■ TASK OBJECTIVE
Write out the material exactly. Do not include the pictures.
## Start SOURCE MATERIAL
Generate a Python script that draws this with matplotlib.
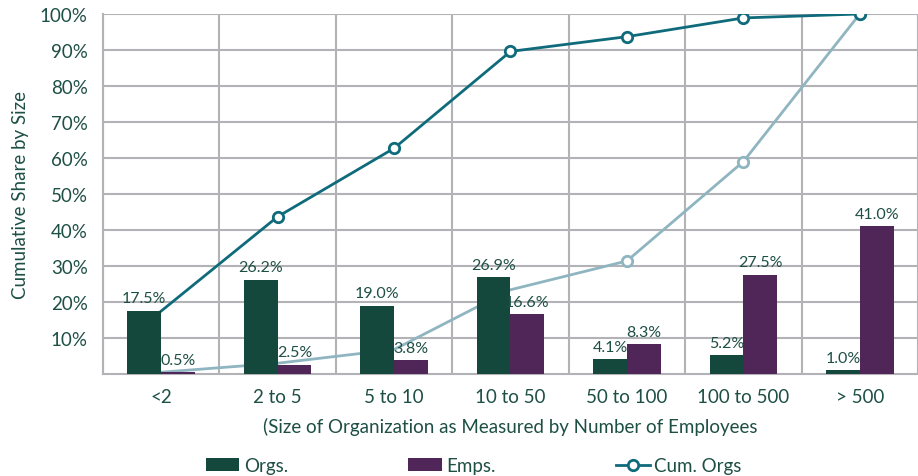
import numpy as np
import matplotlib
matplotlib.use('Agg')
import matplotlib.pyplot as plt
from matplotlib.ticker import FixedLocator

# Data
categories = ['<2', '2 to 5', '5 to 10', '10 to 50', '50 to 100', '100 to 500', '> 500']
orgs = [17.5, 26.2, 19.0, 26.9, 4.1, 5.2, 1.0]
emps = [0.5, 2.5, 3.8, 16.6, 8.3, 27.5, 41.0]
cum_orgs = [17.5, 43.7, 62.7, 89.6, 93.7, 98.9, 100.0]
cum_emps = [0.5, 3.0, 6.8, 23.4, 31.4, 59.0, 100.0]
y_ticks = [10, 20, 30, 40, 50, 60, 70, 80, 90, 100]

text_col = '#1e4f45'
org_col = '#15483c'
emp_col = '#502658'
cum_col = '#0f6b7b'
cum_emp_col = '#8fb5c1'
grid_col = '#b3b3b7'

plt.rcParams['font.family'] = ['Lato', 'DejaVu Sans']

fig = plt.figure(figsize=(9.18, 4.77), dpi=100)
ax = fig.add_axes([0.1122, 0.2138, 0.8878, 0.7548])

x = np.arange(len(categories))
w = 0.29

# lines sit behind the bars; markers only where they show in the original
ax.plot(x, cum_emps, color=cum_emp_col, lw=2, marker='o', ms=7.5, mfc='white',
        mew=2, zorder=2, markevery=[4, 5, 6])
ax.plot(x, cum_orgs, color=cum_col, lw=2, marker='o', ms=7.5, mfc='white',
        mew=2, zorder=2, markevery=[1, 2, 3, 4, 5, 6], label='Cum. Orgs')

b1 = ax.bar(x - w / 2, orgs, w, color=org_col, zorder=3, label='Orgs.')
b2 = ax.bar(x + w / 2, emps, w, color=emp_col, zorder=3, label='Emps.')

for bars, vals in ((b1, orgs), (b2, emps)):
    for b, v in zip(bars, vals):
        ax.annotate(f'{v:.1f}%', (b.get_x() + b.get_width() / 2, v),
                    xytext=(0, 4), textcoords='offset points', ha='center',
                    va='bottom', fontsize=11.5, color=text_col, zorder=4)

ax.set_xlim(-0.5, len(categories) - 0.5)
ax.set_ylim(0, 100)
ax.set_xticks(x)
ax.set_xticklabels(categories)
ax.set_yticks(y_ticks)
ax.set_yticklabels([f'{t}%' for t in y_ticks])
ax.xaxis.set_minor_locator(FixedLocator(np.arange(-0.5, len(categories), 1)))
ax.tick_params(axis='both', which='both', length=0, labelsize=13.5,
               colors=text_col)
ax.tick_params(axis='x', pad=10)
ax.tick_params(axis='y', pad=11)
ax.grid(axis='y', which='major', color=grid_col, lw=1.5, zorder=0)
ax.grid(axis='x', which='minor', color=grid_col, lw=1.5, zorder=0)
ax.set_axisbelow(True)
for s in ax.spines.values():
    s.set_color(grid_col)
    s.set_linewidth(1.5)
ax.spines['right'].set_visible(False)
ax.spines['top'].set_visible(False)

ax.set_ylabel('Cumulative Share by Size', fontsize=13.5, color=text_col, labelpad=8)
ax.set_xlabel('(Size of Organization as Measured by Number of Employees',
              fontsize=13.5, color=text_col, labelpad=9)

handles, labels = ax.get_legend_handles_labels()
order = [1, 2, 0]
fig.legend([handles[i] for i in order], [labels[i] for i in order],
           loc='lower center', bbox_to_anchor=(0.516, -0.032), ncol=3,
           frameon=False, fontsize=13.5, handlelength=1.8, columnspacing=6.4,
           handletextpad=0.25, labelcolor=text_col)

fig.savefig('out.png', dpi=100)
## End SOURCE MATERIAL
■ WRITTEN SOLUTION
Generate a Python script that draws this with matplotlib.
import numpy as np
import matplotlib
matplotlib.use('Agg')
import matplotlib.pyplot as plt
from matplotlib.ticker import FixedLocator

# Data
categories = ['<2', '2 to 5', '5 to 10', '10 to 50', '50 to 100', '100 to 500', '> 500']
orgs = [17.5, 26.2, 19.0, 26.9, 4.1, 5.2, 1.0]
emps = [0.5, 2.5, 3.8, 16.6, 8.3, 27.5, 41.0]
cum_orgs = [17.5, 43.7, 62.7, 89.6, 93.7, 98.9, 100.0]
cum_emps = [0.5, 3.0, 6.8, 23.4, 31.4, 59.0, 100.0]
y_ticks = [10, 20, 30, 40, 50, 60, 70, 80, 90, 100]

text_col = '#1e4f45'
org_col = '#15483c'
emp_col = '#502658'
cum_col = '#0f6b7b'
cum_emp_col = '#8fb5c1'
grid_col = '#b3b3b7'

plt.rcParams['font.family'] = ['Lato', 'DejaVu Sans']

fig = plt.figure(figsize=(9.18, 4.77), dpi=100)
ax = fig.add_axes([0.1122, 0.2138, 0.8878, 0.7548])

x = np.arange(len(categories))
w = 0.29

# lines sit behind the bars; markers only where they show in the original
ax.plot(x, cum_emps, color=cum_emp_col, lw=2, marker='o', ms=7.5, mfc='white',
        mew=2, zorder=2, markevery=[4, 5, 6])
ax.plot(x, cum_orgs, color=cum_col, lw=2, marker='o', ms=7.5, mfc='white',
        mew=2, zorder=2, markevery=[1, 2, 3, 4, 5, 6], label='Cum. Orgs')

b1 = ax.bar(x - w / 2, orgs, w, color=org_col, zorder=3, label='Orgs.')
b2 = ax.bar(x + w / 2, emps, w, color=emp_col, zorder=3, label='Emps.')

for bars, vals in ((b1, orgs), (b2, emps)):
    for b, v in zip(bars, vals):
        ax.annotate(f'{v:.1f}%', (b.get_x() + b.get_width() / 2, v),
                    xytext=(0, 4), textcoords='offset points', ha='center',
                    va='bottom', fontsize=11.5, color=text_col, zorder=4)

ax.set_xlim(-0.5, len(categories) - 0.5)
ax.set_ylim(0, 100)
ax.set_xticks(x)
ax.set_xticklabels(categories)
ax.set_yticks(y_ticks)
ax.set_yticklabels([f'{t}%' for t in y_ticks])
ax.xaxis.set_minor_locator(FixedLocator(np.arange(-0.5, len(categories), 1)))
ax.tick_params(axis='both', which='both', length=0, labelsize=13.5,
               colors=text_col)
ax.tick_params(axis='x', pad=10)
ax.tick_params(axis='y', pad=11)
ax.grid(axis='y', which='major', color=grid_col, lw=1.5, zorder=0)
ax.grid(axis='x', which='minor', color=grid_col, lw=1.5, zorder=0)
ax.set_axisbelow(True)
for s in ax.spines.values():
    s.set_color(grid_col)
    s.set_linewidth(1.5)
ax.spines['right'].set_visible(False)
ax.spines['top'].set_visible(False)

ax.set_ylabel('Cumulative Share by Size', fontsize=13.5, color=text_col, labelpad=8)
ax.set_xlabel('(Size of Organization as Measured by Number of Employees',
              fontsize=13.5, color=text_col, labelpad=9)

handles, labels = ax.get_legend_handles_labels()
order = [1, 2, 0]
fig.legend([handles[i] for i in order], [labels[i] for i in order],
           loc='lower center', bbox_to_anchor=(0.516, -0.032), ncol=3,
           frameon=False, fontsize=13.5, handlelength=1.8, columnspacing=6.4,
           handletextpad=0.25, labelcolor=text_col)

fig.savefig('out.png', dpi=100)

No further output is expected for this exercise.